— Record excerpts —
——

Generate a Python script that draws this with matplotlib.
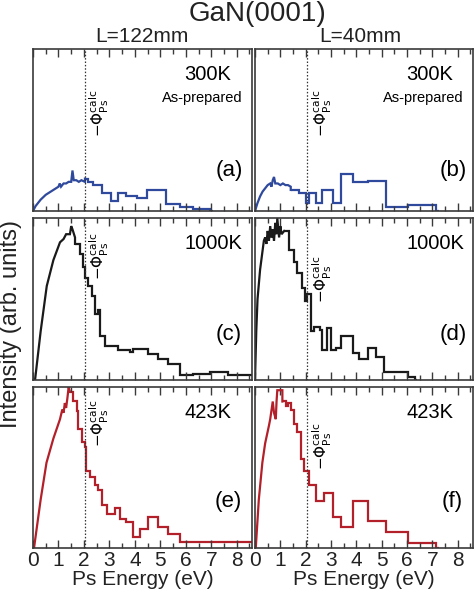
import matplotlib
matplotlib.use("Agg")
import matplotlib.pyplot as plt
from matplotlib.ticker import MultipleLocator
import matplotlib.transforms as mtransforms

plt.rcParams['font.family'] = ['Liberation Sans', 'DejaVu Sans']

# ---------------- data (intensity in arbitrary units) ----------------
# low-energy part (fine bins, drawn as a line) and coarse histogram bins
rise_x_a = [0.0, 0.1, 0.2, 0.3, 0.4, 0.5, 0.6, 0.7, 0.8, 0.9, 1.0, 1.05, 1.1, 1.2, 1.3, 1.4, 1.5,
            1.55, 1.6, 1.7, 1.8, 1.9, 2.04]
rise_y_a = [0.0, 0.03, 0.05, 0.07, 0.085, 0.10, 0.11, 0.12, 0.13, 0.14, 0.15, 0.17, 0.15, 0.17,
            0.17, 0.18, 0.18, 0.25, 0.19, 0.19, 0.18, 0.19, 0.18]
edges_a = [2.04, 2.17, 2.37, 2.69, 3.08, 3.35, 3.67, 4.07, 4.46, 4.92, 5.24, 5.76, 6.29, 6.94, 7.05]
vals_a = [0.20, 0.18, 0.16, 0.11, 0.06, 0.11, 0.09, 0.08, 0.13, 0.13, 0.045, 0.027, 0.015, 0.0]

rise_x_b = [0.0, 0.1, 0.2, 0.3, 0.4, 0.5, 0.6, 0.65, 0.7, 0.75, 0.8, 0.9, 1.0, 1.1, 1.2, 1.3, 1.41]
rise_y_b = [0.0, 0.05, 0.09, 0.12, 0.14, 0.16, 0.17, 0.15, 0.19, 0.21, 0.17, 0.17, 0.16, 0.17,
            0.16, 0.16, 0.15]
edges_b = [1.41, 1.74, 2.0, 2.13, 2.4, 2.66, 3.06, 3.39, 3.85, 4.44, 5.16, 6.02, 7.14, 7.25]
vals_b = [0.13, 0.11, 0.05, 0.11, 0.05, 0.13, 0.05, 0.23, 0.18, 0.185, 0.027, 0.04, 0.0]

rise_x_c = [0.08, 0.3, 0.54, 0.8, 1.06, 1.2, 1.3, 1.45, 1.5, 1.55, 1.65]
rise_y_c = [0.0, 0.3, 0.58, 0.74, 0.85, 0.87, 0.90, 0.90, 0.95, 0.93, 0.88]
edges_c = [1.65, 1.84, 1.97, 2.04, 2.17, 2.3, 2.43, 2.56, 2.65, 2.82, 3.35, 3.8, 3.93, 4.52, 4.9,
           5.3, 5.77, 6.29, 6.94, 7.66, 8.8]
vals_c = [0.84, 0.78, 0.70, 0.63, 0.58, 0.52, 0.41, 0.43, 0.27, 0.21, 0.185, 0.17, 0.19, 0.16,
          0.13, 0.10, 0.03, 0.04, 0.05, 0.03]

rise_x_d = [0.0, 0.05, 0.1, 0.2, 0.3, 0.35, 0.4, 0.45, 0.5, 0.55, 0.6, 0.65, 0.7, 0.75, 0.8, 0.85,
            0.88, 0.95, 1.0, 1.05, 1.15]
rise_y_d = [0.0, 0.30, 0.50, 0.68, 0.80, 0.86, 0.88, 0.84, 0.92, 0.86, 0.95, 0.88, 0.93, 0.86,
            0.97, 0.90, 1.0, 0.88, 0.95, 0.90, 0.92]
edges_d = [1.15, 1.34, 1.54, 1.67, 1.87, 1.97, 2.07, 2.2, 2.33, 2.55, 2.66, 2.86, 2.99, 3.19, 3.39,
           3.85, 4.11, 4.44, 4.77, 5.1, 6.02, 6.3, 6.4]
vals_d = [0.92, 0.80, 0.73, 0.66, 0.57, 0.49, 0.53, 0.30, 0.33, 0.31, 0.185, 0.32, 0.185, 0.20,
          0.27, 0.165, 0.13, 0.20, 0.14, 0.05, 0.02, 0.0]

rise_x_e = [0.04, 0.3, 0.53, 0.8, 1.06, 1.15, 1.2, 1.25, 1.3, 1.35, 1.4, 1.45]
rise_y_e = [0.0, 0.3, 0.53, 0.68, 0.80, 0.86, 0.84, 0.90, 0.87, 0.93, 1.0, 0.97]
edges_e = [1.45, 1.58, 1.71, 1.78, 1.91, 2.04, 2.1, 2.24, 2.43, 2.56, 2.69, 2.89, 3.22, 3.41, 3.67,
           3.93, 4.2, 4.52, 4.9, 5.3, 5.77, 7.7, 8.8]
vals_e = [0.97, 0.91, 0.85, 0.74, 0.66, 0.63, 0.48, 0.44, 0.39, 0.36, 0.27, 0.21, 0.25, 0.18, 0.16,
          0.07, 0.12, 0.19, 0.13, 0.087, 0.04, 0.035]

rise_x_f = [0.03, 0.15, 0.29, 0.4, 0.55, 0.6, 0.7, 0.75, 0.82, 0.85, 0.88, 1.08]
rise_y_f = [0.0, 0.3, 0.53, 0.65, 0.76, 0.80, 0.91, 0.84, 0.80, 0.91, 0.98, 0.98]
edges_f = [1.08, 1.21, 1.3, 1.41, 1.54, 1.67, 1.8, 1.93, 2.13, 2.4, 2.73, 3.06, 3.39, 3.85, 4.44,
           5.16, 6.02, 7.14, 7.25]
vals_f = [0.91, 0.88, 0.90, 0.86, 0.77, 0.72, 0.55, 0.48, 0.39, 0.29, 0.34, 0.19, 0.13, 0.29, 0.17,
          0.10, 0.03, 0.0]

temperatures = ['300K', '300K', '1000K', '1000K', '423K', '423K']
letters = ['(a)', '(b)', '(c)', '(d)', '(e)', '(f)']
BLUE, BLACK, RED = '#2f4a9c', '#1a1a1a', '#b3202a'

panels = [
    (rise_x_a, rise_y_a, edges_a, vals_a, BLUE),
    (rise_x_b, rise_y_b, edges_b, vals_b, BLUE),
    (rise_x_c, rise_y_c, edges_c, vals_c, BLACK),
    (rise_x_d, rise_y_d, edges_d, vals_d, BLACK),
    (rise_x_e, rise_y_e, edges_e, vals_e, RED),
    (rise_x_f, rise_y_f, edges_f, vals_f, RED),
]
phi_top = [0.75, 0.75, 0.91, 0.77, 0.92, 0.78]
temp_x = [0.905, 0.91, 0.955, 0.96, 0.905, 0.91]
letter_x = [0.96, 0.97, 0.955, 0.97, 0.955, 0.955]
letter_y = [0.25, 0.25, 0.28, 0.28, 0.29, 0.29]
phi_x = [2.05, 2.07, 2.05, 2.07, 2.05, 2.07]

W, H = 474, 592
fig = plt.figure(figsize=(W / 100, H / 100), dpi=100)

lefts = [33, 255]
widths = [219, 218]
rows = [(49, 211), (218, 380), (387, 548)]

edge_col = '#3a3a3a'
for i, (rx, ry, edges, vals, col) in enumerate(panels):
    r, c = divmod(i, 2)
    top, bot = rows[r]
    ax = fig.add_axes([lefts[c] / W, 1 - bot / H, widths[c] / W, (bot - top) / H])
    ax.plot(rx + [edges[0]], ry + [vals[0]], color=col, lw=1.6, solid_joinstyle='miter')
    ax.stairs(vals, edges, baseline=None, color=col, lw=1.6)
    ax.set_xlim(0, 8.6)
    ax.set_ylim(0, 1.0)
    ax.axvline(phi_x[i], color='#333333', lw=0.9, ls=(0, (1.2, 1.5)))
    trans = mtransforms.blended_transform_factory(ax.transData, ax.transAxes)
    ax.text(phi_x[i] + 0.12, phi_top[i], r'$-\Phi_{\rm Ps}^{\rm calc}$', rotation=90,
            transform=trans, ha='left', va='top', fontsize=11)
    ax.text(temp_x[i], 0.84, temperatures[i], transform=ax.transAxes, ha='right', va='center',
            fontsize=14.5)
    if r == 0:
        ax.text(0.955, 0.70, 'As-prepared', transform=ax.transAxes, ha='right', va='center',
                fontsize=10.5)
    ax.text(letter_x[i], letter_y[i], letters[i], transform=ax.transAxes, ha='right', va='center',
            fontsize=16)
    ax.xaxis.set_major_locator(MultipleLocator(1))
    ax.xaxis.set_minor_locator(MultipleLocator(0.5))
    ax.tick_params(axis='x', which='both', direction='in', top=True, bottom=True,
                   color=edge_col, width=1)
    ax.tick_params(axis='x', which='major', length=6)
    ax.tick_params(axis='x', which='minor', length=3.5)
    ax.tick_params(axis='y', left=False, labelleft=False)
    for s in ax.spines.values():
        s.set_color(edge_col)
        s.set_linewidth(1.2)
    if r == 2:
        ax.tick_params(axis='x', labelsize=15, pad=2, labelcolor='#222222')
        ax.set_xlabel('Ps Energy (eV)', fontsize=15, labelpad=0, color='#222222')
    else:
        ax.tick_params(axis='x', labelbottom=False)

fig.text(257 / W, 1 - 14 / H, 'GaN(0001)', ha='center', va='center', fontsize=20, color='#222222')
fig.text(142 / W, 1 - 37 / H, 'L=122mm', ha='center', va='center', fontsize=15, color='#222222')
fig.text(360 / W, 1 - 37 / H, 'L=40mm', ha='center', va='center', fontsize=15, color='#222222')
fig.text(11 / W, 1 - 324 / H, 'Intensity (arb. units)', rotation=90, ha='center', va='center',
         fontsize=17, color='#222222')

fig.savefig('out.png', dpi=100)
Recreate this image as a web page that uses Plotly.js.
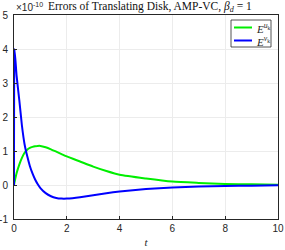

——

— Task requirements —
Without the pictures, write out the lines from the beginning of the entries through the line with "0.13, 0.10, 0.03, 0.04, 0.05, 0.03]".

— Solved problem —
Generate a Python script that draws this with matplotlib.
import matplotlib
matplotlib.use("Agg")
import matplotlib.pyplot as plt
from matplotlib.ticker import MultipleLocator
import matplotlib.transforms as mtransforms

plt.rcParams['font.family'] = ['Liberation Sans', 'DejaVu Sans']

# ---------------- data (intensity in arbitrary units) ----------------
# low-energy part (fine bins, drawn as a line) and coarse histogram bins
rise_x_a = [0.0, 0.1, 0.2, 0.3, 0.4, 0.5, 0.6, 0.7, 0.8, 0.9, 1.0, 1.05, 1.1, 1.2, 1.3, 1.4, 1.5,
            1.55, 1.6, 1.7, 1.8, 1.9, 2.04]
rise_y_a = [0.0, 0.03, 0.05, 0.07, 0.085, 0.10, 0.11, 0.12, 0.13, 0.14, 0.15, 0.17, 0.15, 0.17,
            0.17, 0.18, 0.18, 0.25, 0.19, 0.19, 0.18, 0.19, 0.18]
edges_a = [2.04, 2.17, 2.37, 2.69, 3.08, 3.35, 3.67, 4.07, 4.46, 4.92, 5.24, 5.76, 6.29, 6.94, 7.05]
vals_a = [0.20, 0.18, 0.16, 0.11, 0.06, 0.11, 0.09, 0.08, 0.13, 0.13, 0.045, 0.027, 0.015, 0.0]

rise_x_b = [0.0, 0.1, 0.2, 0.3, 0.4, 0.5, 0.6, 0.65, 0.7, 0.75, 0.8, 0.9, 1.0, 1.1, 1.2, 1.3, 1.41]
rise_y_b = [0.0, 0.05, 0.09, 0.12, 0.14, 0.16, 0.17, 0.15, 0.19, 0.21, 0.17, 0.17, 0.16, 0.17,
            0.16, 0.16, 0.15]
edges_b = [1.41, 1.74, 2.0, 2.13, 2.4, 2.66, 3.06, 3.39, 3.85, 4.44, 5.16, 6.02, 7.14, 7.25]
vals_b = [0.13, 0.11, 0.05, 0.11, 0.05, 0.13, 0.05, 0.23, 0.18, 0.185, 0.027, 0.04, 0.0]

rise_x_c = [0.08, 0.3, 0.54, 0.8, 1.06, 1.2, 1.3, 1.45, 1.5, 1.55, 1.65]
rise_y_c = [0.0, 0.3, 0.58, 0.74, 0.85, 0.87, 0.90, 0.90, 0.95, 0.93, 0.88]
edges_c = [1.65, 1.84, 1.97, 2.04, 2.17, 2.3, 2.43, 2.56, 2.65, 2.82, 3.35, 3.8, 3.93, 4.52, 4.9,
           5.3, 5.77, 6.29, 6.94, 7.66, 8.8]
vals_c = [0.84, 0.78, 0.70, 0.63, 0.58, 0.52, 0.41, 0.43, 0.27, 0.21, 0.185, 0.17, 0.19, 0.16,
          0.13, 0.10, 0.03, 0.04, 0.05, 0.03]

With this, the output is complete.